Work required:
Leave out any picture and return the remaining listing below exactly as given.

============================================================

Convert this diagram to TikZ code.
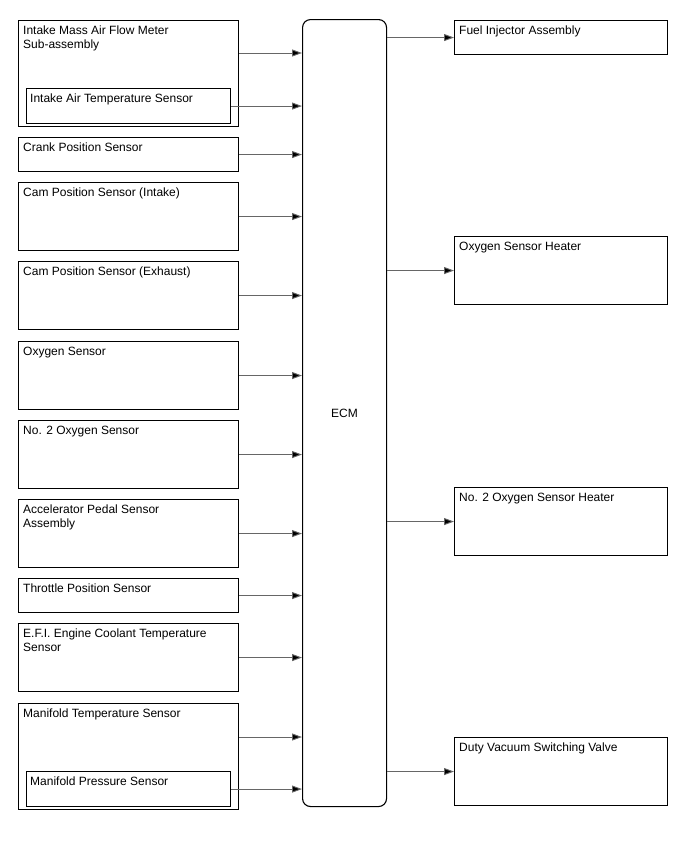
\documentclass[tikz,border=0pt]{standalone}
\usepackage{fontspec}
\setmainfont{Liberation Sans}
\usetikzlibrary{arrows.meta}

\begin{document}
\begin{tikzpicture}[x=1pt,y=-1pt,
    box/.style={draw,line width=1.1pt,anchor=north west,inner sep=0pt,minimum width=#1},
    box/.default=220pt,
    txt/.style={anchor=north west,inner sep=0pt,align=left,font=\fontsize{12}{14}\selectfont},
    conn/.style={draw=black!60,line width=0.9pt,-{Triangle[length=10pt,width=7pt,fill=black]}}]
    \useasboundingbox (0,0) rectangle (688,852);
    \node[box,minimum height=106pt] (maf) at (18,20) {};
    \node[box=204pt,minimum height=35pt] (iat) at (26,88) {};
    \node[box,minimum height=34pt] (crank) at (18,137) {};
    \node[box,minimum height=68pt] (camin) at (18,182) {};
    \node[box,minimum height=68pt] (camex) at (18,261) {};
    \node[box,minimum height=68pt] (oxs) at (18,341) {};
    \node[box,minimum height=68pt] (oxs2) at (18,420) {};
    \node[box,minimum height=68pt] (accel) at (18,499) {};
    \node[box,minimum height=34pt] (tps) at (18,578) {};
    \node[box,minimum height=68pt] (ect) at (18,623) {};
    \node[box,minimum height=106pt] (mft) at (18,703) {};
    \node[box=204pt,minimum height=35pt] (map) at (26,771) {};
    \node[txt] at ([shift={(5pt,-6pt)}]maf.north west) {Intake Mass Air Flow Meter\\Sub-assembly};
    \node[txt] at ([shift={(4pt,-6pt)}]iat.north west) {Intake Air Temperature Sensor};
    \node[txt] at ([shift={(5pt,-6pt)}]crank.north west) {Crank Position Sensor};
    \node[txt] at ([shift={(5pt,-6pt)}]camin.north west) {Cam Position Sensor (Intake)};
    \node[txt] at ([shift={(5pt,-6pt)}]camex.north west) {Cam Position Sensor (Exhaust)};
    \node[txt] at ([shift={(5pt,-6pt)}]oxs.north west) {Oxygen Sensor};
    \node[txt] at ([shift={(5pt,-6pt)}]oxs2.north west) {No. 2 Oxygen Sensor};
    \node[txt] at ([shift={(5pt,-6pt)}]accel.north west) {Accelerator Pedal Sensor\\Assembly};
    \node[txt] at ([shift={(5pt,-6pt)}]tps.north west) {Throttle Position Sensor};
    \node[txt] at ([shift={(5pt,-6pt)}]ect.north west) {E.F.I. Engine Coolant Temperature\\Sensor};
    \node[txt] at ([shift={(5pt,-6pt)}]mft.north west) {Manifold Temperature Sensor};
    \node[txt] at ([shift={(4pt,-6pt)}]map.north west) {Manifold Pressure Sensor};
    \node[box=84pt,minimum height=787pt,rounded corners=8pt,font=\fontsize{12}{14}\selectfont] (ecm) at (302,19) {\raisebox{-7pt}{ECM}};
    \node[box=213pt,minimum height=34pt] (inj) at (454,20) {};
    \node[box=213pt,minimum height=68pt] (heat) at (454,236) {};
    \node[box=213pt,minimum height=68pt] (heat2) at (454,487) {};
    \node[box=213pt,minimum height=68pt] (dvsv) at (454,737) {};
    \node[txt] at ([shift={(5pt,-6pt)}]inj.north west) {Fuel Injector Assembly};
    \node[txt] at ([shift={(5pt,-6pt)}]heat.north west) {Oxygen Sensor Heater};
    \node[txt] at ([shift={(5pt,-6pt)}]heat2.north west) {No. 2 Oxygen Sensor Heater};
    \node[txt] at ([shift={(5pt,-6pt)}]dvsv.north west) {Duty Vacuum Switching Valve};
    \draw[conn] ([yshift=-33pt]maf.north east) coordinate (a) -- (a -| ecm.west);
    \draw[conn] (iat.east) -- (iat.east -| ecm.west);
    \foreach \n in {crank,camin,camex,oxs,oxs2,accel,tps,ect}
        \draw[conn] (\n.east) -- (\n.east -| ecm.west);
    \draw[conn] ([yshift=-34pt]mft.north east) coordinate (b) -- (b -| ecm.west);
    \draw[conn] (map.east) -- (map.east -| ecm.west);
    \foreach \n in {inj,heat,heat2,dvsv}
        \draw[conn] (\n.west -| ecm.east) -- (\n.west);
\end{tikzpicture}
\end{document}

============================================================

Solution to this task:
Convert this diagram to TikZ code.
\documentclass[tikz,border=0pt]{standalone}
\usepackage{fontspec}
\setmainfont{Liberation Sans}
\usetikzlibrary{arrows.meta}

\begin{document}
\begin{tikzpicture}[x=1pt,y=-1pt,
    box/.style={draw,line width=1.1pt,anchor=north west,inner sep=0pt,minimum width=#1},
    box/.default=220pt,
    txt/.style={anchor=north west,inner sep=0pt,align=left,font=\fontsize{12}{14}\selectfont},
    conn/.style={draw=black!60,line width=0.9pt,-{Triangle[length=10pt,width=7pt,fill=black]}}]
    \useasboundingbox (0,0) rectangle (688,852);
    \node[box,minimum height=106pt] (maf) at (18,20) {};
    \node[box=204pt,minimum height=35pt] (iat) at (26,88) {};
    \node[box,minimum height=34pt] (crank) at (18,137) {};
    \node[box,minimum height=68pt] (camin) at (18,182) {};
    \node[box,minimum height=68pt] (camex) at (18,261) {};
    \node[box,minimum height=68pt] (oxs) at (18,341) {};
    \node[box,minimum height=68pt] (oxs2) at (18,420) {};
    \node[box,minimum height=68pt] (accel) at (18,499) {};
    \node[box,minimum height=34pt] (tps) at (18,578) {};
    \node[box,minimum height=68pt] (ect) at (18,623) {};
    \node[box,minimum height=106pt] (mft) at (18,703) {};
    \node[box=204pt,minimum height=35pt] (map) at (26,771) {};
    \node[txt] at ([shift={(5pt,-6pt)}]maf.north west) {Intake Mass Air Flow Meter\\Sub-assembly};
    \node[txt] at ([shift={(4pt,-6pt)}]iat.north west) {Intake Air Temperature Sensor};
    \node[txt] at ([shift={(5pt,-6pt)}]crank.north west) {Crank Position Sensor};
    \node[txt] at ([shift={(5pt,-6pt)}]camin.north west) {Cam Position Sensor (Intake)};
    \node[txt] at ([shift={(5pt,-6pt)}]camex.north west) {Cam Position Sensor (Exhaust)};
    \node[txt] at ([shift={(5pt,-6pt)}]oxs.north west) {Oxygen Sensor};
    \node[txt] at ([shift={(5pt,-6pt)}]oxs2.north west) {No. 2 Oxygen Sensor};
    \node[txt] at ([shift={(5pt,-6pt)}]accel.north west) {Accelerator Pedal Sensor\\Assembly};
    \node[txt] at ([shift={(5pt,-6pt)}]tps.north west) {Throttle Position Sensor};
    \node[txt] at ([shift={(5pt,-6pt)}]ect.north west) {E.F.I. Engine Coolant Temperature\\Sensor};
    \node[txt] at ([shift={(5pt,-6pt)}]mft.north west) {Manifold Temperature Sensor};
    \node[txt] at ([shift={(4pt,-6pt)}]map.north west) {Manifold Pressure Sensor};
    \node[box=84pt,minimum height=787pt,rounded corners=8pt,font=\fontsize{12}{14}\selectfont] (ecm) at (302,19) {\raisebox{-7pt}{ECM}};
    \node[box=213pt,minimum height=34pt] (inj) at (454,20) {};
    \node[box=213pt,minimum height=68pt] (heat) at (454,236) {};
    \node[box=213pt,minimum height=68pt] (heat2) at (454,487) {};
    \node[box=213pt,minimum height=68pt] (dvsv) at (454,737) {};
    \node[txt] at ([shift={(5pt,-6pt)}]inj.north west) {Fuel Injector Assembly};
    \node[txt] at ([shift={(5pt,-6pt)}]heat.north west) {Oxygen Sensor Heater};
    \node[txt] at ([shift={(5pt,-6pt)}]heat2.north west) {No. 2 Oxygen Sensor Heater};
    \node[txt] at ([shift={(5pt,-6pt)}]dvsv.north west) {Duty Vacuum Switching Valve};
    \draw[conn] ([yshift=-33pt]maf.north east) coordinate (a) -- (a -| ecm.west);
    \draw[conn] (iat.east) -- (iat.east -| ecm.west);
    \foreach \n in {crank,camin,camex,oxs,oxs2,accel,tps,ect}
        \draw[conn] (\n.east) -- (\n.east -| ecm.west);
    \draw[conn] ([yshift=-34pt]mft.north east) coordinate (b) -- (b -| ecm.west);
    \draw[conn] (map.east) -- (map.east -| ecm.west);
    \foreach \n in {inj,heat,heat2,dvsv}
        \draw[conn] (\n.west -| ecm.east) -- (\n.west);
\end{tikzpicture}
\end{document}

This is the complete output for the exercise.